Necesitamos un líder que tome decisiones como un puño. No queremos más medias tintas que nos dejan sin ver y sin saber qué hacer. No queremos más leyes y reglas que no entendemos, ambiguas, que nos enredan y nos dejan flácidos a merced de los grandes devoradores invisibles. 

Necesitamos refugiarnos del desamparo de no estar en ningún lugar, a merced de Elon Musk, Jeff Bezos, Mark Zuckerberg. 

Necesitamos refugiarnos de no existir. Necesitamos la contención de pertenecer a una manada. Necesitamos ser parte de algo, algo rotundo, con una bandera con signos que no dejan dudas, una tradición, unos valores bestiales, que se vean desde el horizonte, desde el cielo. Algo tan grande que nos incluya sin condiciones.

Para ser parte de un nosotros, necesitamos también al enemigo, la otra bandera, el otro ejército, el diferente, el que nos amenaza, el que quiere matarnos, el que está todo el tiempo planeando cómo se quedará con todo lo nuestro.

Necesitamos ser parte de una historia, pertenecer a un pasado, estar viviendo algo que tiene sentido ser vivido, que haga que nos acostemos con ganas de despertarnos porque mañana tenemos algo que hacer y ya nos tiene entusiasmados.

Necesitamos vivir para que el futuro nos pertenezca.

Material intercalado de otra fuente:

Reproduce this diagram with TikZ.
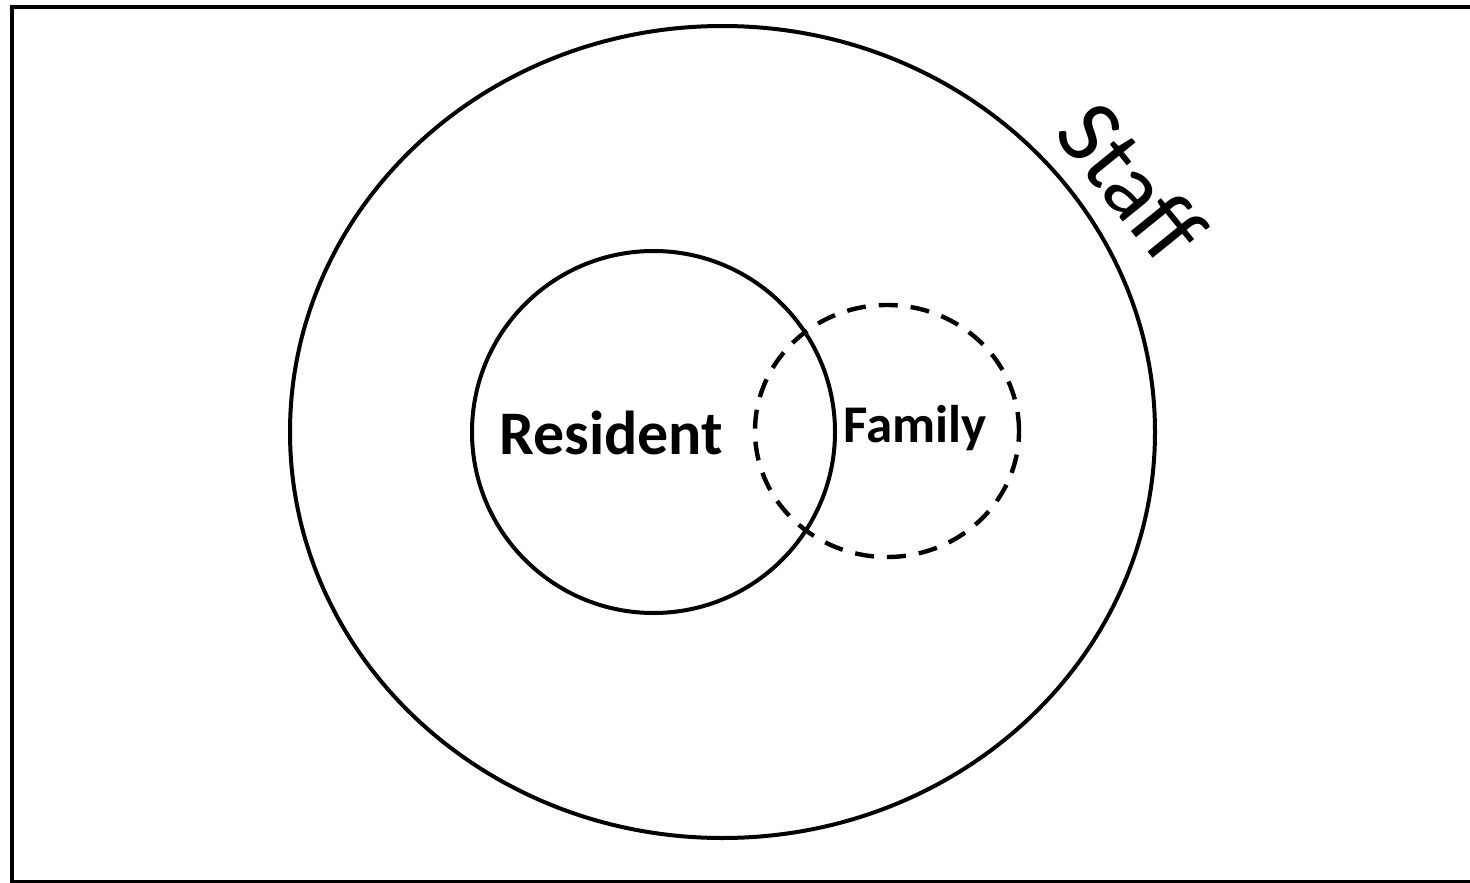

El Partido Comunista chino no le regala este clamor a un mamarracho que grita exaltado con una peluca de bruja en la cabeza.

Sus intelectuales y sus líderes entienden el pedido, comprenden su lógica, las razones que lo suscitan. Y no le hacen oídos sordos.

Los gobernantes de China parecen saber cómo hacerle lugar al impulso que en el resto del mundo es la serpiente que ya sale del huevo. 

Y ya tienen la serpiente en un puño.


Quizás estamos hablando de una serpiente neofascista con peculiaridades chinas. Es difícil saber cuánto participa del neofascismo en el que se está corrompiendo el neoliberalismo y cuánto de ello responde a la singularidad china.

Como sea, resulta interesante observar el fenómeno en China, aunque interese menos en sí que en cuanto nos incita reflexiones sobre el proceso que empezamos a padecer nosotros.